Coupling of CFD and population balance modelling for a continuously seeded helical tubular crystallizer

Abstract

A comprehensive model coupling the computational fluid dynamics with the population balance equation (CFD−PBE) for a continuous seeded mixed suspension mixed product removal (MSMPR)-helical tubular (HT) crystallizer assembly has been developed. The model accurately depicts the fluid dynamics, mass transfer, heat transfer and crystal size distribution (CSD) in the MSMPR-HT crystallizer. The crystallization system considered was to produce metastable α-form of L-glutamic acid. The PBE was discretized using a high-resolution central scheme and solved simultaneously with CFD equations in COMSOL Multiphysics® utilizing user-defined scalars.
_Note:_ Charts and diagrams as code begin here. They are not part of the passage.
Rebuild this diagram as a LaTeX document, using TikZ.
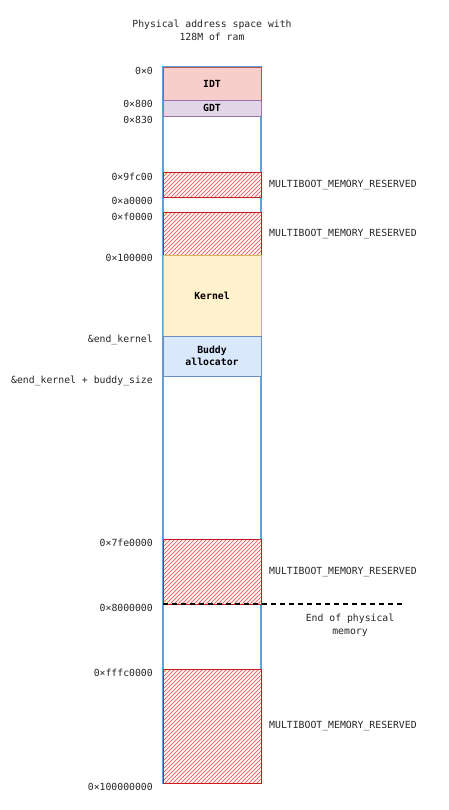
\documentclass[tikz,border=0pt]{standalone}
\usepackage{fontspec}
\setmonofont{DejaVu Sans Mono}
\definecolor{colblue}{RGB}{100,160,215}
\definecolor{idtfill}{RGB}{248,206,204}
\definecolor{idtdraw}{RGB}{184,84,80}
\definecolor{gdtfill}{RGB}{225,213,231}
\definecolor{gdtdraw}{RGB}{150,115,166}
\definecolor{kfill}{RGB}{255,242,204}
\definecolor{kdraw}{RGB}{214,182,86}
\definecolor{bfill}{RGB}{218,232,252}
\definecolor{bdraw}{RGB}{108,142,191}
\definecolor{resdraw}{RGB}{200,30,30}
\definecolor{reshatch}{RGB}{240,110,110}
\newcommand{\myhatchbox}[2]{%
  \begin{scope}
    \clip (163,#1) rectangle (261,#2);
    \fill[white] (163,#1) rectangle (261,#2);
    \draw[color=reshatch, line width=0.8pt]
      \foreach \k in {0,4,...,232} { (163+\k,#1) -- ++(-130,130) };
  \end{scope}
  \draw[draw=resdraw, line width=1pt] (163,#1) rectangle (261,#2);
}
\begin{document}
\begin{tikzpicture}[x=1pt,y=-1pt,
  lab/.style={font=\ttfamily\fontsize{9.8}{12.5}\selectfont, text=black!85, inner sep=0pt},
  addr/.style={lab, anchor=east},
  rlab/.style={lab, anchor=west},
  blk/.style={font=\ttfamily\bfseries\fontsize{9.8}{12.5}\selectfont, align=center, inner sep=0pt}
]
\useasboundingbox (0,0) rectangle (449,810);
% title
\node[lab, align=center] (title) at (212,30.5) {Physical address space with\\128M of ram};
% column outline
\draw[colblue, line width=1.1pt] (163,67) rectangle (261,783);
% blocks
\draw[fill=idtfill, draw=idtdraw, line width=0.8pt] (163,67) rectangle (261,100);
\node[blk] (idt) at (212,83.5) {IDT};
\draw[fill=gdtfill, draw=gdtdraw, line width=0.8pt] (163,100) rectangle (261,116);
\node[blk] (gdt) at (212,108) {GDT};
\myhatchbox{173}{198}
\myhatchbox{213}{255}
\draw[fill=kfill, draw=kdraw, line width=0.8pt] (163,255) rectangle (261,336);
\node[blk] (kernel) at (212,295.5) {Kernel};
\draw[fill=bfill, draw=bdraw, line width=0.8pt] (163,336) rectangle (261,376);
\node[blk] (buddy) at (212,356) {Buddy\\allocator};
\myhatchbox{539}{604}
\myhatchbox{669}{783}
% end of physical memory
\coordinate (d1) at (163,604);
\coordinate (d2) at (402,604);
\draw[black, dash pattern=on 5pt off 4pt, line width=1.3pt] (d1) -- (d2);
\node[lab, align=center] (eopm) at (350,625.5) {End of physical\\memory};
% address labels
\node[addr] (a0) at (153,71) {0×0};
\node[addr] (a1) at (153,104) {0×800};
\node[addr] (a2) at (153,120) {0×830};
\node[addr] (a3) at (153,177) {0×9fc00};
\node[addr] (a4) at (153,201) {0×a0000};
\node[addr] (a5) at (153,217) {0×f0000};
\node[addr] (a6) at (153,258) {0×100000};
\node[addr] (a7) at (153,340) {\&end\_kernel};
\node[addr] (a8) at (153,381) {\&end\_kernel + buddy\_size};
\node[addr] (a9) at (153,543) {0×7fe0000};
\node[addr] (a10) at (153,608) {0×8000000};
\node[addr] (a11) at (153,673) {0×fffc0000};
\node[addr] (a12) at (153,787) {0×100000000};
% reserved labels
\node[rlab] (r1) at (269,185) {MULTIBOOT\_MEMORY\_RESERVED};
\node[rlab] (r2) at (269,234) {MULTIBOOT\_MEMORY\_RESERVED};
\node[rlab] (r3) at (269,572) {MULTIBOOT\_MEMORY\_RESERVED};
\node[rlab] (r4) at (269,726) {MULTIBOOT\_MEMORY\_RESERVED};
\end{tikzpicture}
\end{document}
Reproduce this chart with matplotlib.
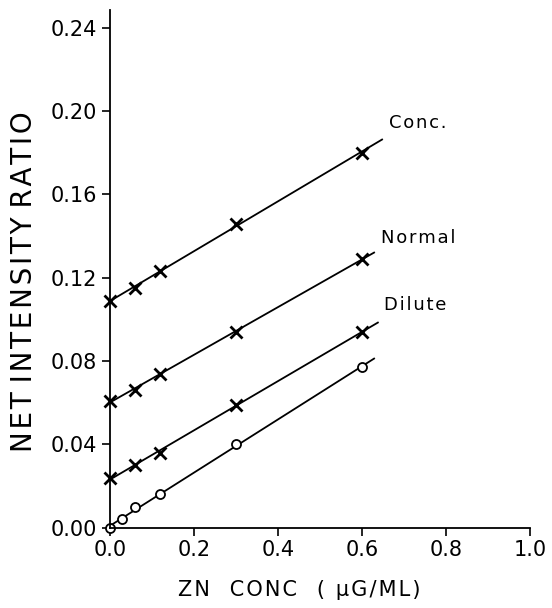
import matplotlib.pyplot as plt
import numpy as np

plt.rcParams['font.family'] = ['DejaVu Sans']

# Data
conc_x = [0.0, 0.06, 0.12, 0.30, 0.60]
conc_y = [0.109, 0.115, 0.123, 0.146, 0.180]

normal_x = [0.0, 0.06, 0.12, 0.30, 0.60]
normal_y = [0.061, 0.066, 0.074, 0.094, 0.129]

dilute_x = [0.0, 0.06, 0.12, 0.30, 0.60]
dilute_y = [0.024, 0.030, 0.036, 0.059, 0.094]

circle_x = [0.0, 0.03, 0.06, 0.12, 0.30, 0.60]
circle_y = [0.0, 0.004, 0.010, 0.016, 0.040, 0.077]

# how far each fitted line runs to the right
line_end = [0.648, 0.629, 0.638, 0.629]

labels = ["Conc.", "Normal", "Dilute"]
label_pos = [(0.665, 0.194), (0.645, 0.139), (0.652, 0.107)]

xticks = [0.0, 0.2, 0.4, 0.6, 0.8, 1.0]
xticklabels = ["0.0", "0.2", "0.4", "0.6", "0.8", "1.0"]
yticks = [0.00, 0.04, 0.08, 0.12, 0.16, 0.20, 0.24]
yticklabels = ["0.00", "0.04", "0.08", "0.12", "0.16", "0.20", "0.24"]


def spaced(s, gap="\u200a"):
    # letter-spaced look of the old stencil lettering
    return gap.join(s)


fig = plt.figure(figsize=(5.52, 6.08), dpi=100)
ax = fig.add_axes([0.199, 0.132, 0.761, 0.852])

series = [(conc_x, conc_y, "x"), (normal_x, normal_y, "x"),
          (dilute_x, dilute_y, "x"), (circle_x, circle_y, "o")]

for (xs, ys, m), xe in zip(series, line_end):
    xs = np.array(xs)
    ys = np.array(ys)
    slope, icpt = np.polyfit(xs, ys, 1)
    xl = np.array([0.0, xe])
    ax.plot(xl, slope * xl + icpt, "-", color="black", lw=1.3)
    if m == "x":
        ax.plot(xs, ys, "x", color="black", ms=8, mew=2.0, clip_on=False)
    else:
        ax.plot(xs, ys, "o", mfc="white", mec="black", ms=6.5, mew=1.3,
                clip_on=False)

for lab, (lx, ly) in zip(labels, label_pos):
    ax.text(lx, ly, spaced(lab), fontsize=13, ha="left", va="center")

ax.set_xlim(0, 1.0)
ax.set_ylim(0, 0.2486)
ax.set_xticks(xticks)
ax.set_xticklabels(xticklabels)
ax.set_yticks(yticks)
ax.set_yticklabels(yticklabels)
ax.tick_params(labelsize=15, length=6, width=1.2, direction="out", pad=3)
ax.spines["top"].set_visible(False)
ax.spines["right"].set_visible(False)
ax.spines["left"].set_linewidth(1.3)
ax.spines["bottom"].set_linewidth(1.3)

ax.set_xlabel(spaced("ZN") + "   " + spaced("CONC") + "   " + spaced("( μG/ML)"),
              fontsize=15)
ax.set_ylabel(spaced("NET") + " " + spaced("INTENSITY") + " " + spaced("RATIO"),
              fontsize=20)
ax.xaxis.set_label_coords(0.452, -0.100)
ax.yaxis.set_label_coords(-0.172, 0.475)

fig.savefig("out.png", dpi=100)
A good agreement was observed between the model and experimental data for the metastable α-form crystals of L-glutamic acid with uniform particles and a mean crystal size of 160 µm. The continuous crystallization under different stirrer speeds, saturated solution flow rates, inlet saturated solution concentrations and temperature was investigated. It was found the higher stirrer speeds, saturated solution flow rate and temperature lead to uniform distribution with smaller crystal size. Moreover, the mean crystal size becomes larger and the CSD wider when the saturated solution concentration increase.